События, больше всего похожие на революции 1848 года, разыгрались в Англии весной того же года, когда заново собравшиеся с силами чартисты попытались организовать демонстрацию на Кеннингтон-Коммон. Они намеревались еще раз подать в парламент петицию о необходимости всеобщего избирательного права и тайного голосования. Количество участников события точно неизвестно, но вряд ли оно достигало полумиллиона, о котором рассказывают чартистские мифы. Поскольку им запретили массово прошествовать с петицией к Вестминстеру, их предводитель Фергюс О’Коннор поехал в парламент в кэбе, а толпы просто разошлись. Вряд ли это можно считать славной победой.
Однако паника была так велика, что власти заранее приняли чрезвычайные меры. Кавалерия и пехота дежурили по обе стороны мостов через Темзу, военные корабли стояли наготове, возле Букингемского дворца и Банка Англии выставили пушки, 170 000 человек набрали в особые добровольческие отряды с дубинками и белыми нарукавными повязками. Было ясно, что страх перед революцией, наподобие европейских, вполне реален, но толпы просто растаяли. Говорить о возможности существования в Англии какой-либо революционной партии, в сущности, было бессмысленно.
Впрочем, неприятности на этом не закончились. Летом 1848 года движение «Молодая Ирландия» сделало необдуманную и несвоевременную попытку поднять революцию в Ирландии, подражая европейским образцам. Дело кончилось перестрелкой между повстанцами и полицией, продолжавшейся несколько часов до тех пор, пока повстанцы не отступили, потеряв часть ранеными. Одну группу окружили в доме миссис Маккормак, и эта стычка вошла в историю как «Битва при капустной грядке вдовы Маккормак». Пожалуй, можно только удивляться тому, каким стремительным и бесповоротным провалом окончилось восстание.
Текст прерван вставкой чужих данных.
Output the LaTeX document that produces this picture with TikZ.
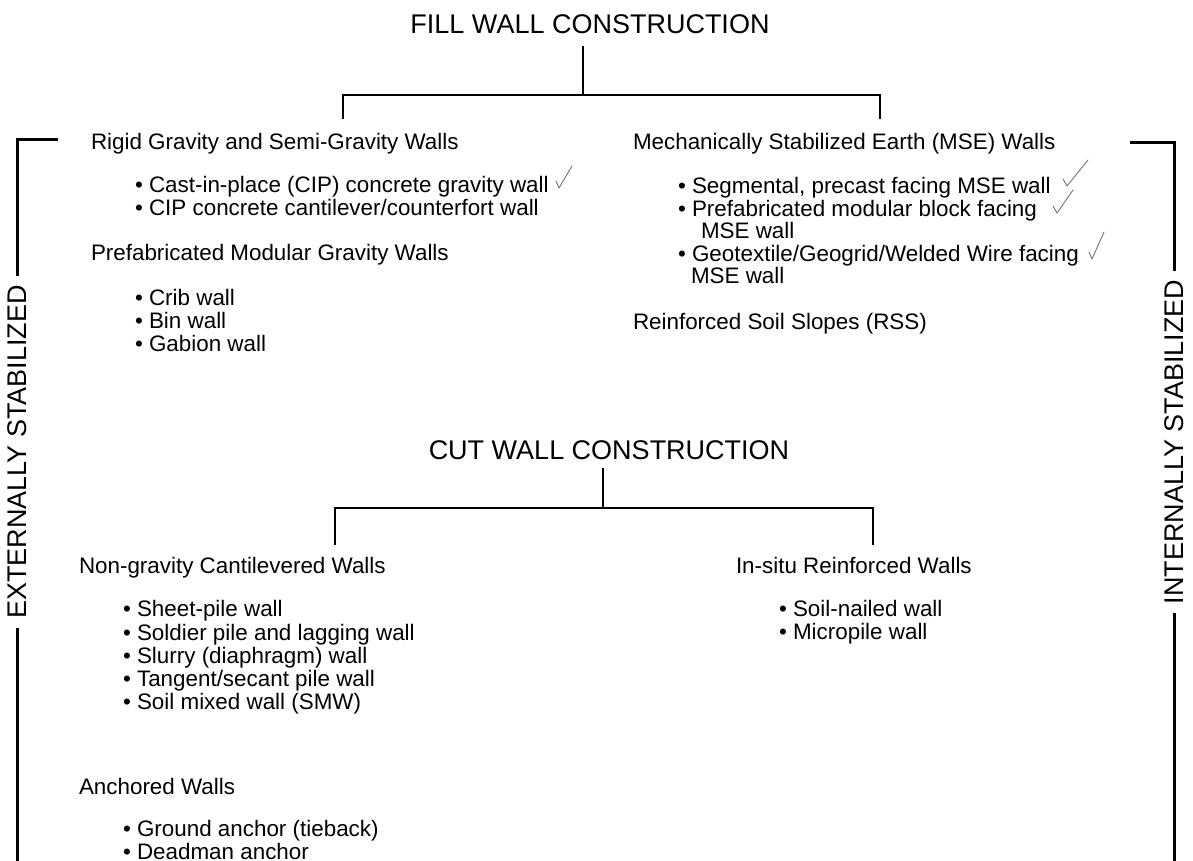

Тем не менее английское правительство отреагировало на него с инстинктивной яростью. В 1849 году Рассел писал: «Мы выделяли гранты и ссуды, давали ирландцам работу и одежду, посещали их и обсуждали их дела. Миллионы фунтов денег, годы дебатов — только для того, чтобы получить в ответ бунт и клевету». Вполне понятное, но ничуть не оправданное высказывание человека, в пылу момента позабывшего о том, с каким презрением и жестокостью англичане веками относились к ирландцам. Англичанину легко было забыть или найти оправдание собственному варварству, но не стоило ожидать того же от ирландцев.
Также в 1848 году были опубликованы первые два тома «Истории Англии» (History of England) Маколея. Предисловие гласило: «История нашей страны за последние 160 лет есть история необычайного физического, морального и интеллектуального усовершенствования». Это хорошо иллюстрирует, как сильно формальная история может расходиться с объективной реальностью мира. Эта виговская интерпретация истории, как ее повсеместно называли, служила своего рода интеллектуальным подорожником для тех, у кого могли возникнуть серьезные сомнения относительно будущего страны.